E pela própria imagem, Gioconda
Belli e Olga Savary se revelam a nós.
2.Sexualidade e Erotismo como
formas de transgressão e luta
O erotismo se mostra diferente para cada um dos
sexos e também se faz diferente para quem o sente e mostra, dependendo da
sociedade em que vive, da cultura que segue, das crenças que tem, etc. A mulher
que escreve, que se conhece bem e que deseja uma ruptura das tradições
paternalistas faz do erotismo um modo de mudança social. Rose Marie Muraro (1983) nos lembra que o
desejo é sempre ponto de partida para uma crítica radical que vise às mudanças
sociais. A criação e divulgação, pela mulher, de uma poesia que radicaliza os
modos libertários de vivenciar o desejo mostram sua parcela de contribuição no
necessário processo de transformação social, uma vez que os novos valores,
explícitos ou implícitos nas imagens do corpo feminino livre para o prazer,
abalam alicerces de resistentes estruturas de dominação masculina. O desejo se
posiciona como linha emancipatória do pensamento machista.
A
poesia erótica é mostrada por cada autora em formas específicas. Em sua poesia,
Olga Savary vive o momento carnal (no ato e nas sensações físicas) de forma
intensa. Chama o amado de “macho” e
celebra o lado mais animalesco do desejo. O
crítico Gerson Valle (2006) salienta em artigo que toda a “selvageria” de
Savary tem muito a ver com a sua identificação plena com a natureza brasileira:
(...) olho no olho o bicho que me espreita
ponho-me nua para ser domada
e o coração do magma eu atiro à
fera.
Para Gioconda Belli, os
contatos com a terra e com a natureza são essenciais na construção de sua
poética intimista e erótica. Belli cava
seu desejo desde as raízes:
(...)
mientras sentimos cada dia con más fuerza
la
necesidad de vomitarnos,
de
darnos completamente,
de
morir para abonar la tierra
que
de nuevo alimentará nuestras raíces.
Em seu livro O Erotismo, Georges
Bataille (1987) apresenta análises dos aspectos fundamentais da natureza
humana, tecendo o limite entre o natural e o social, o humano e o não
humano. Bataille vê a experiência do
prazer como aquela que permite ir além de si mesmo, superar a descontinuidade
que condena o ser humano. Somos descontínuos, morremos isoladamente, mas
trazemos em nós o que Bataille chama de “nostalgia da continuidade perdida”, sendo
tal nostalgia a base do erotismo. A transgressão é, para Bataille, a desordem
organizada, na medida em que introduz num mundo organizado algo que o
ultrapassa. Belli e Savary criam, por intermédio do erotismo, formas de
enfrentar a desordem social vista como modelo, como padrão. Bataille diz que a essa transgressão é que dá
os contornos de uma nova definição social:
Se a transgressão propriamente dita, opondo-se ao
desconhecimento do interdito, não tivesse esse caráter limitado, ela seria uma
volta à violência - à animalidade da violência. Mas não é isto, na
realidade. A transgressão organizada
forma com o inderdito um conjunto que
define a vida social (BATAILLE, 1987, p. 61).
Orlandi ressalta que
“todo dizer é ideologicamente marcado. É na língua que a ideologia se
materializa, nas palavras do sujeito” (ORLANDI, 2005, p. 38). Adiante, a autora relata que não há discurso
que não dialogue com outros discursos:
Em
outras palavras, os sentidos resultam de relações: um discurso aponta para
outros que o sustentam, assim como para dizeres futuros. Todo discurso é visto como um estágio de um
processo discursivo mais amplo, contínuo.
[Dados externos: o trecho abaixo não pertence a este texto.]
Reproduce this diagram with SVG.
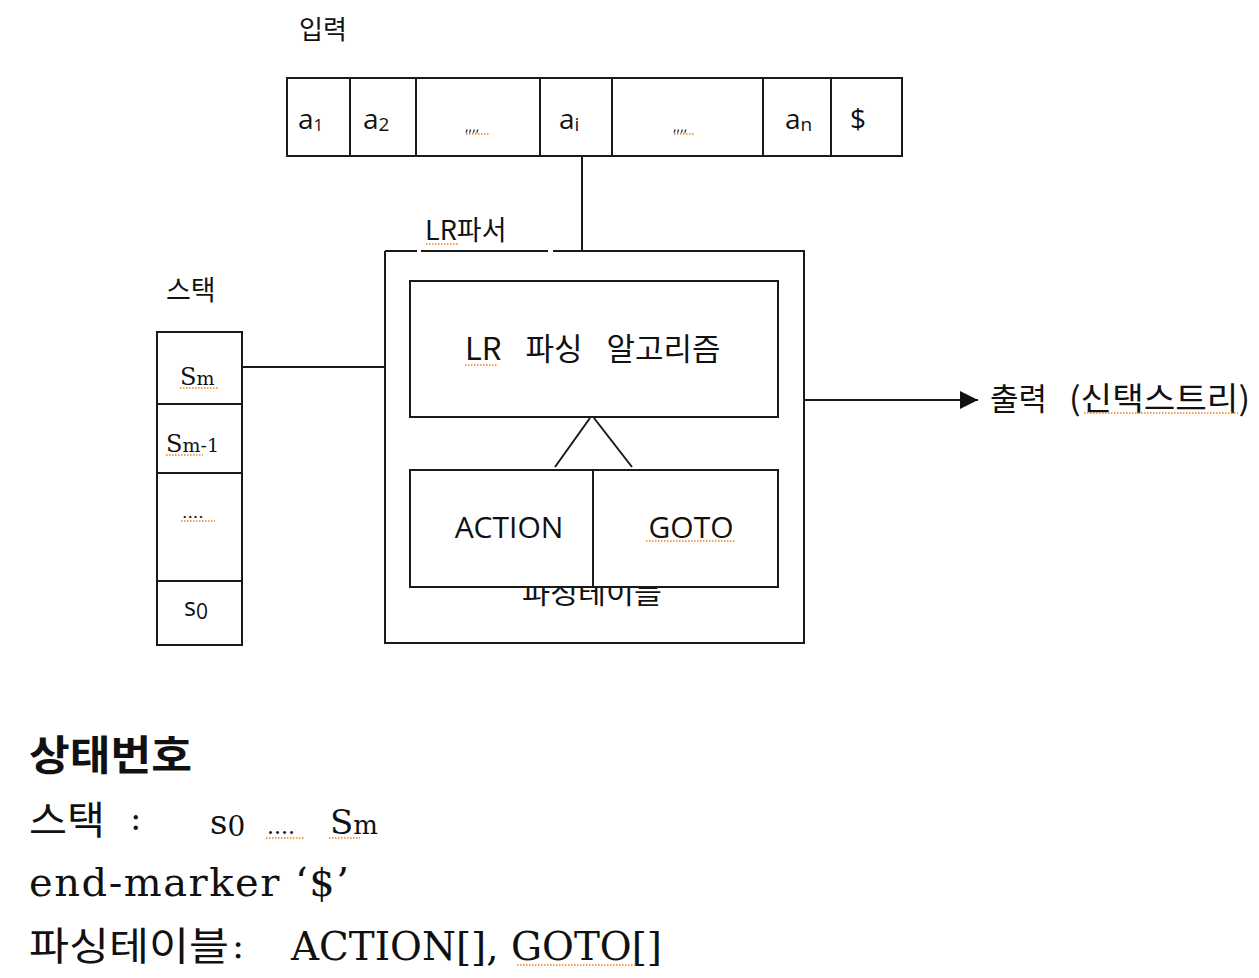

Não há, desse modo, começo absoluto nem ponto final para o
discurso. Um dizer tem relação com
outros dizeres realizados, imaginados ou possíveis (idem, p. 39).
Para melhor
compreendermos o discurso feminino de nossas autoras, eles definitivamente
partem de ambientes de opressão (seja essa opressão uma opressão social no que
tange uma época de luta ditatorial, seja essa opressão referente à vida
reprimida que a mulher carrega desde nascer). Frisam que precisamos estar
cientes da relação com a nossa verdadeira identidade, pois não podemos nos
esquecer de que nos tornamos homens e mulheres através de uma educação forjada
que recebemos dentro de um discurso patriarcal, já que a nossa identidade se
constrói nesse momento. Nossas autoras também ressaltam tais lutas ideológicas.
3.
As poesias de Olga Savary e Gioconda Belli
O ato de amor para Olga Savary é uma
expressão de delírio selvagem. É o delírio de ser possuída e de possuir ao
mesmo tempo, de tocar e ser tocada, de amar e ser amada. Em uma construção carnavalizada do ato de
amar em nossa sociedade patriarcal, Savary inverte o jogo da sedução no ponto
de vista da sociedade conservadora e se posiciona como a grande dona do ato
carnal na hora de sua consumação.
Dominando
sem ser dominada, ordenando e não se deixando tomar ordens, Savary não admite
uma atitude submissa na construção do desejo. Ela deixa de lado qualquer alusão
a uma postura submissa da mulher e se assume como se estivesse no papel de
controle, ou seja, no papel do homem, do macho ao dar as cartas para o ato de
amor. Na selvageria marcada de sua poética, narra os prazeres carnais de maneira
objetiva e com extrema sensualidade, como se do “seu macho” ela se aproveitasse
até o último momento para poder chegar ao verdadeiro intuito da relação carnal,
ou seja, o seu próprio prazer. A poética atrevida de Savary toma as rédeas da
relação e, ao mesmo tempo em que julga o homem seu rei, também o nomeia seu
vassalo. Em “Sumidouro”, a figura do rei
implica toda uma simbologia arquetípica do homem. A coroação de um rei equivale a um elevado
estágio de poder humano em sua relação de união com Deus. O rei representava a imagem da união do céu
com a terra. As civilizações antigas julgavam que todo rei era um escolhido
divino. Nele também está a ideia de pai
e de herói. Todavia, Savary carnavaliza
a noção inicial e torna súdito o seu suserano, através do amor carnal:
Talhe da audácia
e da covardia,
meu rei e vassalo,
engolir de
pássaros,
golpe de asa
fartura de água
na árvore da
vida,
na terra me tens
com os pés bem
plantados.
Aqui nado, aqui
vôo,
telúrica e
alada.
A poesia
de Olga usa abundantemente a palavra “água”.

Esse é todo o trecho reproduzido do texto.